▼▼▼
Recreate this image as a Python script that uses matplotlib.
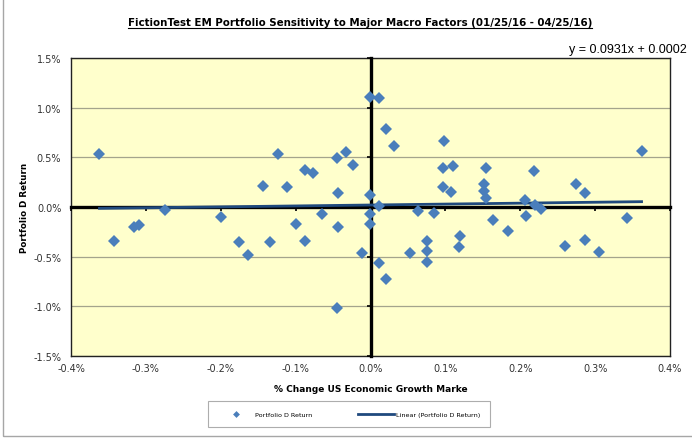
import matplotlib.pyplot as plt
from matplotlib.ticker import FuncFormatter
from matplotlib.patches import Rectangle
from matplotlib.lines import Line2D

# valores (en %)
x_change = [-0.362, -0.343, -0.316, -0.309, -0.275, -0.200, -0.175, -0.164, -0.143, -0.134,
            -0.123, -0.111, -0.099, -0.088, -0.088, -0.077, -0.065, -0.045, -0.033, -0.023,
            -0.044, -0.044, -0.045, -0.012, -0.001, -0.001, -0.001, -0.001, 0.011, 0.021,
            0.032, 0.011, 0.011, 0.021, 0.053, 0.064, 0.076, 0.076, 0.076, 0.085,
            0.098, 0.097, 0.097, 0.110, 0.108, 0.119, 0.118, 0.154, 0.151, 0.151,
            0.154, 0.163, 0.183, 0.207, 0.208, 0.219, 0.220, 0.228, 0.260, 0.274,
            0.287, 0.286, 0.305, 0.343, 0.362]
portfolio_d = [0.53, -0.34, -0.20, -0.18, -0.03, -0.10, -0.35, -0.48, 0.21, -0.35,
               0.53, 0.20, -0.17, 0.37, -0.34, 0.34, -0.07, 0.49, 0.55, 0.42,
               0.14, -0.20, -1.02, -0.46, 0.12, -0.07, -0.17, 1.11, 1.10, 0.79,
               0.61, 0.01, -0.56, -0.72, -0.46, -0.04, -0.34, -0.44, -0.55, -0.06,
               0.66, 0.39, 0.20, 0.41, 0.15, -0.29, -0.40, 0.39, 0.23, 0.16,
               0.09, -0.13, -0.24, 0.07, -0.09, 0.36, 0.02, -0.02, -0.39, 0.23,
               0.14, -0.33, -0.45, -0.11, 0.56]

slope = 0.0931
intercept = 0.0002

x_ticks = [-0.4, -0.3, -0.2, -0.1, 0.0, 0.1, 0.2, 0.3, 0.4]
y_ticks = [-1.5, -1.0, -0.5, 0.0, 0.5, 1.0, 1.5]

title = 'FictionTest EM Portfolio Sensitivity to Major Macro Factors (01/25/16 - 04/25/16)'
equation = 'y = 0.0931x + 0.0002'
x_label = '% Change US Economic Growth Marke'
y_label = 'Portfolio D Return'

W, H = 692, 439
fig = plt.figure(figsize=(W / 100, H / 100), dpi=100)
fig.patch.set_facecolor('white')

pos = [71 / W, 1 - 357 / H, (670 - 71) / W, (357 - 59) / H]

# ejes de fondo: marco y etiquetas en los bordes
ax_bg = fig.add_axes(pos)
ax_bg.set_facecolor('#FFFFCC')
ax_bg.set_xlim(x_ticks[0], x_ticks[-1])
ax_bg.set_ylim(y_ticks[0], y_ticks[-1])
ax_bg.set_xticks(x_ticks)
ax_bg.set_yticks(y_ticks)
pct = FuncFormatter(lambda v, p: '%.1f%%' % v)
ax_bg.xaxis.set_major_formatter(pct)
ax_bg.yaxis.set_major_formatter(pct)
ax_bg.tick_params(length=0, labelsize=7, colors='#333333', pad=5)
ax_bg.tick_params(axis='y', pad=7)
for s in ax_bg.spines.values():
    s.set_color('#222222')
    s.set_linewidth(1.0)
ax_bg.grid(axis='y', color='#A4A48C', linewidth=0.9)
ax_bg.set_axisbelow(True)
ax_bg.set_xlabel(x_label, fontsize=6.5, fontweight='bold', labelpad=8)
ax_bg.set_ylabel(y_label, fontsize=6.3, fontweight='bold', labelpad=3)

# ejes de datos con los ejes cruzando en cero
ax = fig.add_axes(pos, sharex=ax_bg, sharey=ax_bg)
ax.patch.set_visible(False)
for side in ['right', 'top']:
    ax.spines[side].set_visible(False)
for side in ['left', 'bottom']:
    ax.spines[side].set_position(('data', 0))
    ax.spines[side].set_linewidth(2.4)
    ax.spines[side].set_color('black')
ax.tick_params(direction='out', length=3, width=1.2, color='black',
               labelleft=False, labelbottom=False)

x_line = [min(x_change), max(x_change)]
y_line = [slope * v + intercept * 100 for v in x_line]
ax.plot(x_line, y_line, color='#1F497D', linewidth=2.0, zorder=3,
        label='Linear (Portfolio D Return)')
ax.plot(x_change, portfolio_d, linestyle='none', marker='D', markersize=5.8,
        color='#4A7EBB', markeredgewidth=0, zorder=4, label='Portfolio D Return')

# titulo subrayado
t = fig.text(360 / W, 1 - 26 / H, title, ha='center', va='baseline',
             fontsize=8.2, fontweight='bold', fontstretch='condensed',
             family=['DejaVu Sans Condensed', 'DejaVu Sans'])
fig.canvas.draw()
bb = t.get_window_extent().transformed(fig.transFigure.inverted())
fig.add_artist(Line2D([bb.x0, bb.x1], [1 - 28.5 / H] * 2, color='black', linewidth=0.8,
                      transform=fig.transFigure))

fig.text(687 / W, 1 - 53 / H, equation, ha='right', va='baseline', fontsize=9,
         family=['Liberation Sans', 'DejaVu Sans'])

handles, labels = ax.get_legend_handles_labels()
leg = fig.legend(handles[::-1], labels[::-1], loc='center', mode='expand',
                 bbox_to_anchor=(208 / W, 1 - 428 / H, 282 / W, 26 / H), ncol=2,
                 fontsize=4.6, frameon=True, fancybox=False, edgecolor='#999999',
                 handlelength=5.5, markerscale=0.6, borderpad=1.6,
                 handletextpad=0.3, borderaxespad=0)
leg.get_frame().set_linewidth(0.8)

# borde gris del area del grafico
fig.add_artist(Rectangle((3 / W, 2 / H), 1.0, 1.0, transform=fig.transFigure,
                         fill=False, edgecolor='#A6A6A6', linewidth=1.0, clip_on=False))

fig.savefig('out.png', dpi=100)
▲▲▲
Go through the material and select each line with the string "matplotlib" in it.

Recreate this image as a Python script that uses matplotlib.
import matplotlib.pyplot as plt
from matplotlib.ticker import FuncFormatter
from matplotlib.patches import Rectangle
from matplotlib.lines import Line2D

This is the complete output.